Se isso acontecesse – ou seja, se houvesse uma quebra constitucional – caminharíamos para uma situação muito pior do que a atual. O país desceria ainda mais no fosso em que foi metido pelo PT. A segurança jurídica mínima que ainda temos, iria para o espaço. O mercado se retrairia. Aventureiros de todos os matizes surgiriam da noite para o dia. O próprio PT aproveitaria a chance para ressurgir das cinzas, apostando no caos. E a Lava Jato, aí sim, seria totalmente paralisada, sob o argumento de que a prioridade zero seria salvar o país da catástrofe.

Pessoas inteligentes, que tenham um mínimo de compromisso com a democracia, devem entender por que é um erro brutal levantar neste momento a bandeira Fora Temer.
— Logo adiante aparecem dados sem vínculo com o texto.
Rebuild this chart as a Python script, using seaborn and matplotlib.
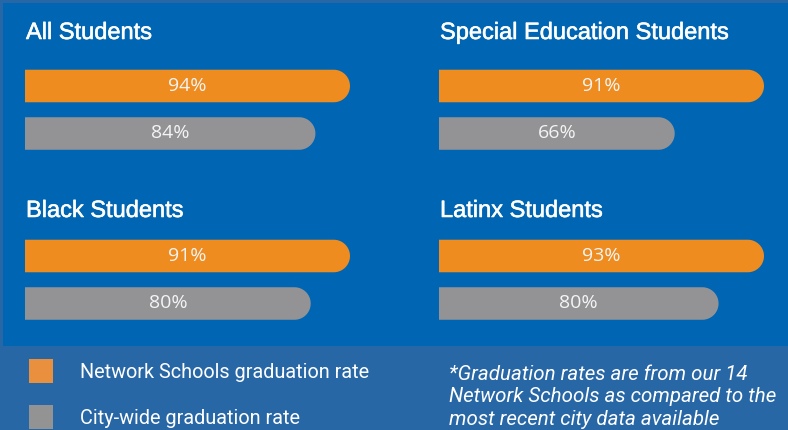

A pressão popular na atual conjuntura deve ser para que Temer consiga coibir – mesmo que não queira – as tentativas da sua base fisiológica de parar a Lava Jato, anistiar os que cometeram crimes e aprovar duas ou três medidas legislativas que permitam a navegação até meados de 2018, concluindo um programa mínimo de transição pós-PT. Mais do que isso ele não fará mesmo, não porque não queira e sim porque não pode.

A pressão popular contra as tentativas de anistia dos corruptos e contra outras medidas escandalosas propostas por caciques da base fisiológica – como Renan – para se livrarem da justiça, está surtindo algum efeito. É claro que a dita anistia não estaria de acordo com o direito, mas também é claro que se não fosse a gritaria da sociedade contra essa tentativa ilegal, Temer não teria se disposto a declarar que vetaria a medida caso fosse aprovada. A coisa vai assim mesmo, aos empurrões de baixo para cima. E é só assim que Temer conseguirá, no máximo, cumprir o papel de síndico da massa falida que herdamos do PT. Mas não se pode tentar retirar dele esse último papel que lhe resta, sobretudo sem ter o que por no lugar. E, o que é mais grave, sem ter acabado o processo de despetização do Estado. Do que se trata não é de Fora Temer e sim de concluir o Fora PT.

O Fora Temer, nunca é demais repetir, foi derrotado pelas ruas e pelas urnas. Só faltava agora ele ser ressuscitado pelos que o derrotaram.